(Bloomberg) -- North Korea’s former top diplomat in Kuwait has been living in South Korea for more than a year, according to a defector-turned-lawmaker in South Korea and news reports, adding to the small list of high-ranking officials who have escaped the country.

Ryu Hyun-woo, who was North Korea’s acting ambassador to Kuwait, defected and has been living in South Korea since September 2019, according to South Korean lawmaker Tae Yong-ho’s office. The Seoul-based website NK News reported separately that it had confirmed that the defection took place, citing South Korean government officials it didn’t name.

The South Korean Unification Ministry declined Tuesday to comment on the reports.
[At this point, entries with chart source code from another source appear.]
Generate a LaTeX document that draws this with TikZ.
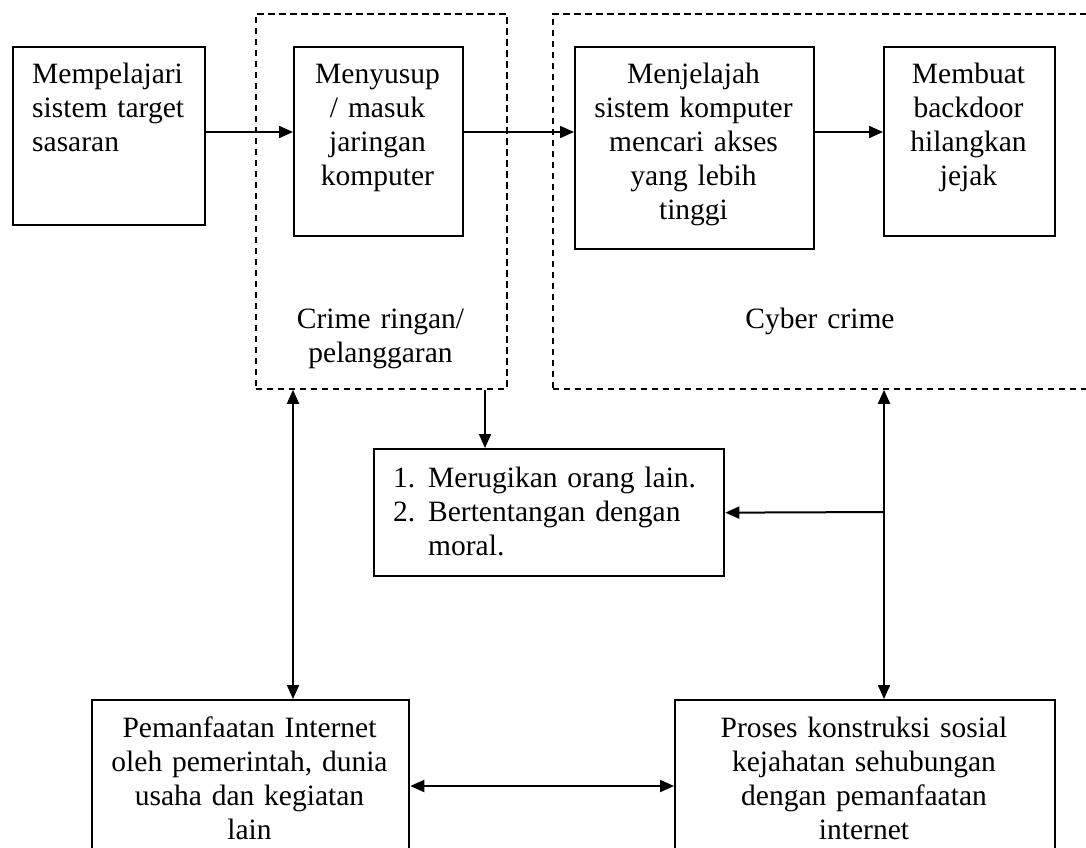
\documentclass[tikz,border=0pt]{standalone}
\usepackage{fontspec}
\setmainfont{Liberation Serif}
\usetikzlibrary{arrows.meta}
\begin{document}
\begin{tikzpicture}[x=1pt,y=-1pt,
  box/.style={draw=black,line width=2.3pt,rectangle,inner sep=0pt,anchor=north west},
  grp/.style={draw=black,line width=1.8pt,dash pattern=on 6.5pt off 4.5pt,rectangle,inner sep=0pt,anchor=north west},
  txt/.style={inner sep=0pt,font=\fontsize{29.5}{34}\selectfont},
  arr/.style={line width=2pt,-{Triangle[length=14pt,width=12pt]}},
  dbl/.style={line width=2pt,{Triangle[length=14pt,width=12pt]}-{Triangle[length=14pt,width=12pt]}}]
\useasboundingbox (0,0) rectangle (1086,847);
\clip (0,0) rectangle (1086,847);
\fill[white] (0,0) rectangle (1086,847);
% groups
\node[grp,minimum width=251pt,minimum height=375pt] (crime1) at (255,13) {};
\node[grp,minimum width=536pt,minimum height=375pt] (cyber) at (552,13) {};
% boxes
\node[box,minimum width=192pt,minimum height=178pt] (b1) at (12,46) {};
\node[box,minimum width=169pt,minimum height=189pt] (b2) at (293,46) {};
\node[box,minimum width=239pt,minimum height=202pt] (b3) at (574,46) {};
\node[box,minimum width=171pt,minimum height=189pt] (b4) at (883,46) {};
\node[box,minimum width=350pt,minimum height=127pt] (b5) at (373,448) {};
\node[box,minimum width=317pt,minimum height=220pt] (b6) at (91,699) {};
\node[box,minimum width=380pt,minimum height=220pt] (b7) at (674,699) {};
% texts
\node[txt,text width=180pt,align=left,anchor=base west] (t1) at (32,83) {Mempelajari\\sistem target\\sasaran};
\node[txt,text width=160pt,align=center,anchor=base] (t2) at (377.5,83) {Menyusup\\/ masuk\\jaringan\\komputer};
\node[txt,text width=235pt,align=center,anchor=base] (t3) at (693.5,83) {Menjelajah\\sistem komputer\\mencari akses\\yang lebih\\tinggi};
\node[txt,text width=168pt,align=center,anchor=base] (t4) at (968.5,83) {Membuat\\backdoor\\hilangkan\\jejak};
\node[txt,text width=240pt,align=center,anchor=base] (tc1) at (380.5,328) {Crime ringan/\\pelanggaran};
\node[txt,text width=240pt,align=center,anchor=base] (tc2) at (820,328) {Cyber crime};
\node[txt,text width=340pt,align=left,anchor=base west] (t5) at (393,487) {\makebox[35pt][l]{1.}Merugikan orang lain.\\\makebox[35pt][l]{2.}Bertentangan dengan\\\hspace*{35pt}moral.};
\node[txt,text width=315pt,align=center,anchor=base] (t6) at (249.5,737) {Pemanfaatan Internet\\oleh pemerintah, dunia\\usaha dan kegiatan\\lain};
\node[txt,text width=378pt,align=center,anchor=base] (t7) at (864,737) {Proses konstruksi sosial\\kejahatan sehubungan\\dengan pemanfaatan\\internet};
% connectors
\draw[arr] (b1.east |- 0,132) -- (b2.west |- 0,132);
\draw[arr] (b2.east |- 0,132) -- (b3.west |- 0,132);
\draw[arr] (b3.east |- 0,132) -- (b4.west |- 0,132);
\draw[arr] (crime1.south -| 485,0) -- (b5.north -| 485,0);
\draw[dbl] (crime1.south -| 293,0) -- (b6.north -| 293,0);
\draw[dbl] (cyber.south -| 884,0) -- (b7.north -| 884,0);
\coordinate (j) at (884,512);
\draw[arr] (j) -- (b5.east);
\draw[dbl] (b6.east |- 0,786) -- (b7.west |- 0,786);
\end{tikzpicture}
\end{document}
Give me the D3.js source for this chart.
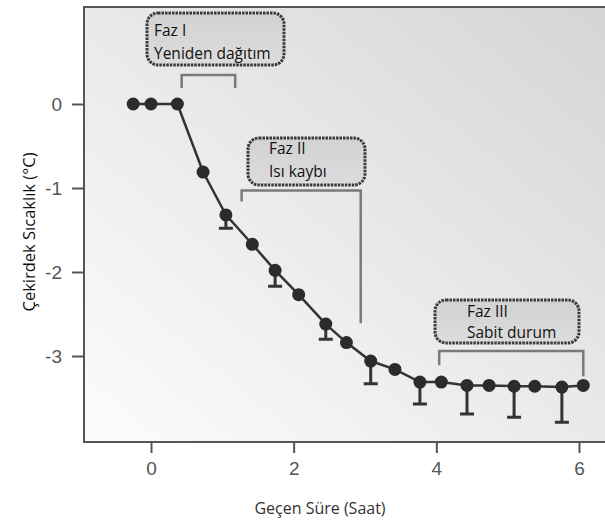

Ryu is a son-in-law of Jon Il Chun, the former head of North Korea’s “Office 39,” which has been long-suspected of managing illicit financial activities to enrich North Korea’s ruling family and Pyongyang’s elites, Tae’s office said.

South Korean media, including Maeil Business Newspaper, reported that the acting ambassador defected with his wife and a child, just weeks after Jo Song Gil, acting ambassador to Italy, defected to South Korea in July 2019. The paper said Ryu left because he wanted his child to have a better life.

Tae, who was North Korea’s deputy ambassador to the U.K. before his own defection in 2016, won a seat in South Korea’s parliament in April. He said the defections put strains on Kim Jong Un’s regime, which had relied on diplomats to help fill the coffers of the sanctions-hit state.

“The North Korean embassy in Kuwait has been serving a role as the DPRK’s foothold embassy in the Middle East, managing tens of thousands of North Korean laborers not only in Kuwait, but also in the countries nearby,” Tae wrote on his Facebook page Monday, using the abbreviation for North Korea.

Prior to Tae, the highest-level official to defect was Hwang Jang-yop -- an architect of North Korea’s guiding principal of self-reliance known as “juche” -- who made his way to South Korea in 1997. Hwang was labeled “human scum” by Pyongyang and lived under constant police protection.

North Korea has for years dispatched its workers to places like the Middle East, China and Russia to earn hard currency. The U.S. State Department said in a 2017 report that North Korea security officials in the Middle East were suspected of helping keep workers in slave-like conditions, withholding their passports and taking control of their wages.

Kuwait started expelling North Korean laborers from 2017 to comply with United Nations sanction imposed on Pyongyang to punish it for tests of nuclear bombs and ballistic missiles. About 1,000 North Koreans defect to South Korea every year, according to the Unification Ministry.

The U.S. and others have accused North Korea of using its overseas missions to illicitly raise funds. In May, the Justice Department accused more than two dozen North Korean and Chinese individuals with operating an illegal global financial network to aid Pyongyang’s nuclear weapons and missile program in violation of U.S. sanctions.